Mexico tops the world rankings for production of organic coffee and so what better place to pick up some top-quality beans than the country’s capital? While coffee isn’t produced in Mexico City – in fact, the beans are principally cultivated and harvested in the states of Veracruz, Oaxaca and Chiapas – there are certainly a ton of certified brands you can pick up there. We recommend either the Oaxaca Pluma brand, or just heading to Café Villarías.
Don’t stock up on the Doña Maria brand of mole paste while in Mexico City. It’s undeniably convenient, but when you’re in the Mexican capital you should try and pick up something a little more authentic. Head to any of the city’s indoor markets, such as Mercado Medellín in Roma, and you’ll find vendors selling a bewildering variety of freshly ground mole powder. While it’s still not totally ‘the real deal’ (you should ideally make the powder from scratch yourself), it will suffice as a delicious memento from your trip to Mexico.
This strange looking implement might seem an odd thing to pick up in Mexico City, but it’s one of those practical items that you won’t want to ever go without again. A molinillo is typically a hand-carved wooden implement used to make stove-top hot chocolate. Get rid of the powdered variety and prepare yourself a real hot chocolate (from blocks of drinking chocolate!) before whipping it into creamy, aerated perfection with your molinillo. A unique souvenir for sure, you can pick one up in most markets, like La Ciudadela.
While we’re on the subject of chocolate, drinking or otherwise, you really ought to pick some up while in Mexico City. While typically produced in the more temperate climes of Tabasco, you can definitely find real artisanal chocolate in Mexico City. Places such as New Art Xocolatl and Que Bo! make for solid chocolate buying options. As an added extra, you might also want to buy some real fresh vanilla in Mexico City too, which will surely give your hot chocolate a delicious kick.
It’s a classic and traditional Mexican womenswear item, and one that can be picked up for very little money all across Mexico, which means that Mexico City is no exception. The huipil is a simple fabric blouse, which is often heavily and beautifully embroidered, although many versions exist. Head down to the (admittedly tourist oriented) Mercado de la Ciudadela and you’ll find a wide variety – always haggle on price though, because you’re sure to knock off at least a few pesos.
As the name suggests, silver from the Guerrero town of Taxco is one of the best souvenirs you can take home from Mexico. Although not originating in Mexico City itself, and more than likely cheaper in Taxco itself, you can still find reasonably priced and high quality Taxco silver in the capital. Depending on the quality and size of the piece you want, the items can be very cheap or very expensive, but they’re always worth picking up if you want a long-lasting memory of your Mexican vacation.

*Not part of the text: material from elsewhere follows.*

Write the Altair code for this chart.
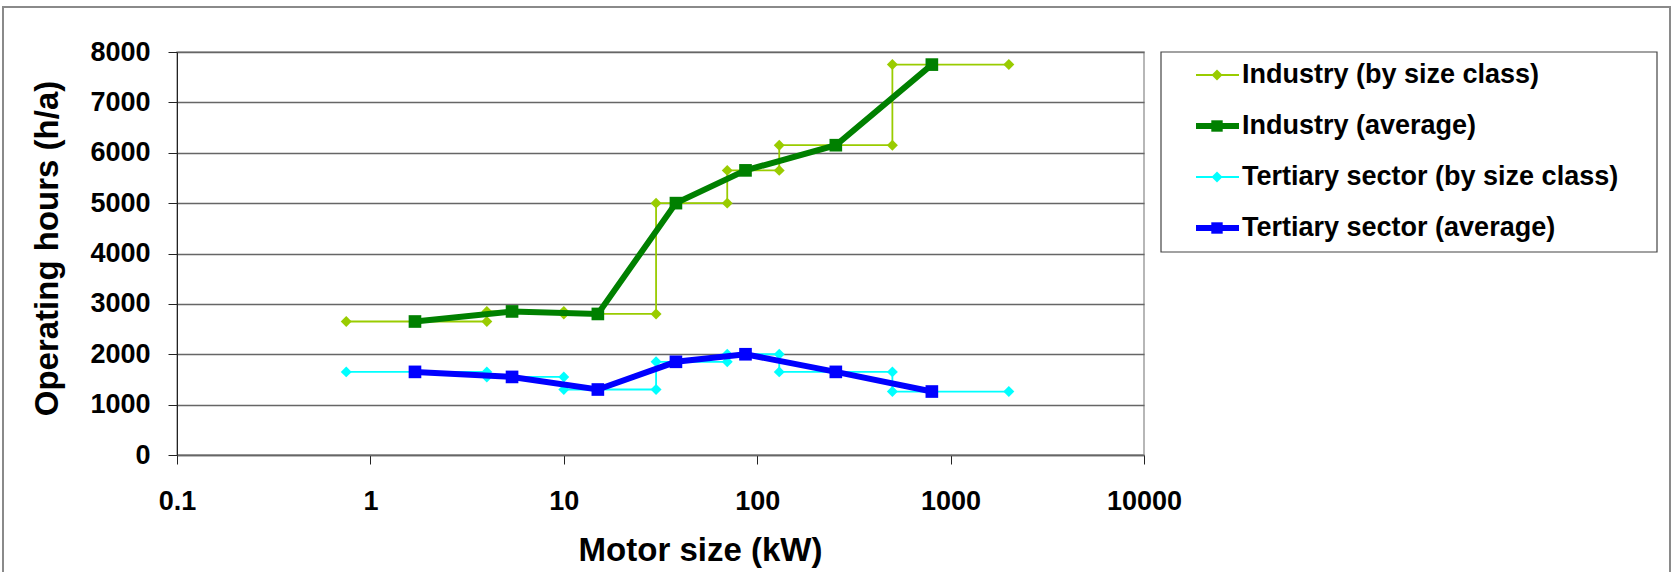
import altair as alt
import pandas as pd

# ---- data ----
class_bounds = [0.75, 4, 10, 30, 70, 130, 500, 2000]          # kW, size-class limits
industry_by_class = [2650, 2850, 2800, 5000, 5650, 6150, 7750]  # h/a
tertiary_by_class = [1650, 1550, 1300, 1850, 2000, 1650, 1260]  # h/a
avg_sizes = [1.7, 5.4, 15, 38, 87, 255, 800]                   # kW
industry_avg = [2650, 2850, 2800, 5000, 5650, 6150, 7750]       # h/a
tertiary_avg = [1650, 1550, 1300, 1850, 2000, 1650, 1260]       # h/a

x_ticks = [0.1, 1, 10, 100, 1000, 10000]
y_ticks = [0, 1000, 2000, 3000, 4000, 5000, 6000, 7000, 8000]

series_names = [
    "Industry (by size class)",
    "Industry (average)",
    "Tertiary sector (by size class)",
    "Tertiary sector (average)",
]
series_colors = ["#99CC00", "#008000", "#00FFFF", "#0000FF"]

FONT = "Liberation Sans"


def step_table(values):
    rows = []
    k = 0
    for i, v in enumerate(values):
        rows.append({"size": class_bounds[i], "hours": v, "order": k}); k += 1
        rows.append({"size": class_bounds[i + 1], "hours": v, "order": k}); k += 1
    return pd.DataFrame(rows)


ind_cls = step_table(industry_by_class)
ter_cls = step_table(tertiary_by_class)
ind_avg = pd.DataFrame({"size": avg_sizes, "hours": industry_avg, "order": range(len(avg_sizes))})
ter_avg = pd.DataFrame({"size": avg_sizes, "hours": tertiary_avg, "order": range(len(avg_sizes))})

W, H = 967, 403

x_enc = alt.X(
    "size:Q",
    scale=alt.Scale(type="log", domain=[0.1, 10000], nice=False),
    axis=alt.Axis(
        values=x_ticks, format="~g", grid=False, title="Motor size (kW)",
        titleX=523, titleY=95, titleBaseline="middle", titleAlign="center",
        domainColor="#666666", domainWidth=1.6, tickColor="#222222", tickSize=9,
        labelPadding=24, labelFlush=False, labelOverlap=False,
    ),
)
y_enc = alt.Y(
    "hours:Q",
    scale=alt.Scale(domain=[0, 8000], nice=False),
    axis=alt.Axis(
        values=y_ticks, format="d", grid=True, title="Operating hours (h/a)",
        titleX=-130, titleY=196, titleBaseline="middle", titleAlign="center",
        gridColor="#666666", gridWidth=1.6, domainColor="#222222", tickColor="#222222",
        tickSize=9, labelPadding=18, labelFlush=False, labelOverlap=False,
    ),
)


def series(df, color, width, shape, size):
    line = alt.Chart(df).mark_line(color=color, strokeWidth=width).encode(
        x=x_enc, y=y_enc, order="order:Q")
    pts = alt.Chart(df).mark_point(color=color, filled=True, opacity=1, shape=shape, size=size).encode(
        x=x_enc, y=y_enc)
    return [line, pts]


one = pd.DataFrame({"a": [0]})
frame = alt.Chart(one).mark_rect(fill="white", fillOpacity=0, stroke="#8a8a8a", strokeWidth=2).encode(
    x=alt.value(-174), x2=alt.value(1493), y=alt.value(-45), y2=alt.value(560))

layers = [frame]
layers += series(ind_cls, series_colors[0], 1.8, "diamond", 120)
layers += series(ind_avg, series_colors[1], 6, "square", 160)
layers += series(ter_cls, series_colors[2], 1.8, "diamond", 120)
layers += series(ter_avg, series_colors[3], 6, "square", 160)

# legend box
layers.append(alt.Chart(one).mark_rect(fill="white", stroke="#444444", strokeWidth=1.2).encode(
    x=alt.value(984), x2=alt.value(1480), y=alt.value(0), y2=alt.value(200)))
legend_y = [23, 74, 125, 176]
legend_w = [1.8, 6, 1.8, 6]
legend_shape = ["diamond", "square", "diamond", "square"]
legend_size = [120, 130, 120, 130]
for i, name in enumerate(series_names):
    layers.append(alt.Chart(one).mark_rule(color=series_colors[i], strokeWidth=legend_w[i]).encode(
        x=alt.value(1019), x2=alt.value(1062), y=alt.value(legend_y[i])))
    layers.append(alt.Chart(one).mark_point(color=series_colors[i], filled=True, opacity=1,
                                            shape=legend_shape[i], size=legend_size[i]).encode(
        x=alt.value(1040), y=alt.value(legend_y[i])))
    layers.append(alt.Chart(pd.DataFrame({"t": [name]})).mark_text(
        align="left", baseline="middle", font=FONT, fontSize=27, fontWeight="bold",
        color="black").encode(
        x=alt.value(1065), y=alt.value(legend_y[i]), text="t:N"))

chart = alt.layer(*layers).properties(
    width=W, height=H,
    autosize=alt.AutoSizeParams(type="none"),
    padding={"left": 177, "top": 52, "right": 1676 - 177 - W, "bottom": 572 - 52 - H},
    background="white",
).configure_view(stroke="#a0a0a0", strokeWidth=1.5).configure_axis(
    labelFont=FONT, labelFontSize=27, labelFontWeight="bold", labelColor="black",
    titleFont=FONT, titleFontSize=33, titleFontWeight="bold", titleColor="black",
)

chart.save("out.html", embed_options={"renderer": "svg", "actions": False})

Want a gift that’s a little different, inexpensive and completely iconic? We recommend you get yourself down to the luchas and buy yourself a replica mask. Choose from designs that are the same as current luchadores such as Shocker and Rey Mysterio, or go for a classic and buy the mask of El Santo. Either way, you’ll love this colourful memory of Mexico City. You don’t have to attend a match to buy one, as they’re sold all over the place, but, when in Rome…
Mezcal is starting to become big business outside of Mexico, with numerous countries boasting their own underground mezcalerías; however, you should take the opportunity in Mexico to buy some authentic mezcal. Take your pick between some of the smaller, artisanal brands or buy a more well-known mezcal like Amores Joven. You can pick up bottles from the excellent Sabrá Dios.
Another favourite souvenir of visitors to Mexico is hand-crafted pottery from either Puebla, in the brightly coloured talavera style of the region, or the polished black barro negro pots found in Oaxaca. While both are somewhat alien to Mexico City in terms of production, the relative proximity of both Puebla and Oaxaca to the capital means you can for sure pick up some pottery while you’re passing through. Again, La Ciudadela is always a great place to start, but don’t rule out smaller, more obscure markets either.
Finally, everyone who visits Mexico comes back proudly toting a stripy Baja California surf-style sweatshirt and with good reason – they’re cheap, comfy and cozy! However, if you want something a little different, try shopping around for a real wool blanket or rug from Teotitlán del Valle in Oaxaca, or a handwoven rebozo instead. Always make sure you’re getting a legitimate, naturally dyed version though, and not a mass-produced knock-off.